Jobs: “He can deceive himself,” said Bill Atkinson. “It allowed him to con people into believing his vision, because he has personally embraced and internalized it.”
In "Father wound" the words "abandoned at birth" are connected to "did not". Which makes it look like those visual connections are just a stylistic choice and don't carry any meaning at all.
Anyway, it introduced me to the idea of using computational methods in the humanities, including literature. I found it really interesting at the time!
One of the the terms it introduced me to is "distant reading", whose name mirrors that of a technique you may have studied in your gen eds if you went to university ('close reading"). The idea is that rather than zooming in on some tiny piece of text to examine very subtle or nuanced meanings, you zoom out to hundreds or thousands of texts, using computers to search them for insights that only emerge from large bodies of work as wholes. The book argued that there are likely some questions that it is only feasible to ask this way.

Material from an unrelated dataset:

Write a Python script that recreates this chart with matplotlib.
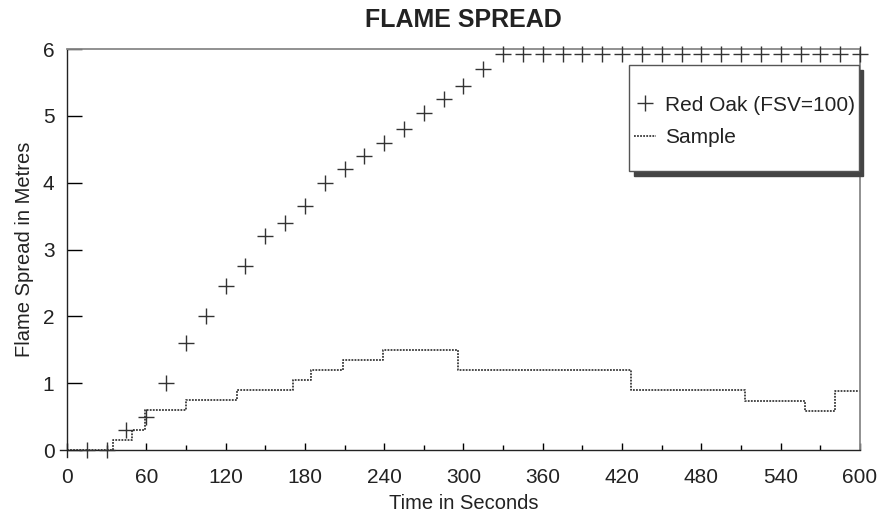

An old friend of mine used techniques like this for dissertation in rhetoric, learning enough Python along the way to write the code needed for the analyses she wanted to do. I thought it was pretty cool!
I imagine LLMs are probably positioned now to push distant reading forward in an number of ways: enabling new techniques, allowing old techniques to be used without writing code, and helping novices get started with writing some code. (A lot of the maintainability issues that come with LLM code generation happily don't apply to research projects like this.)
Anyway, if you're interested in other computational techniques you can use to enrich this kind of reading, you might enjoy looking into "distant reading": https://en.wikipedia.org/wiki/Distant_reading
LLMs are great at finding media by vague descriptions. ;)
The book is almost certainly by *Franco Moretti*, who coined the term "distant reading." Given the timeframe ("maybe a decade ago") and the description, it's most likely one of these two:
1. *"Distant Reading"* (2013) — A collection of Moretti's essays that directly takes the concept as its title. This would fit well with "about a decade ago."
2. *"Graphs, Maps, Trees: Abstract Models for Literary History"* (2005) — His earlier and very influential work that laid out the quantitative, computational approach to literary analysis, even if it didn't use "distant reading" as prominently in the title.
Moretti, who founded the Stanford Literary Lab, was the major proponent of the idea that we should analyze literature not just through careful reading of individual canonical texts, but through large-scale computational analysis of hundreds or thousands of works—looking at trends in genre evolution, plot structures, title lengths, and other patterns that only emerge at scale.
Given that the commenter specifically remembers learning the term "distant reading" from the book, my best guess is *"Distant Reading" (2013)*, though "Graphs, Maps, Trees" is also a strong possibility if their memory of "a decade" is approximate.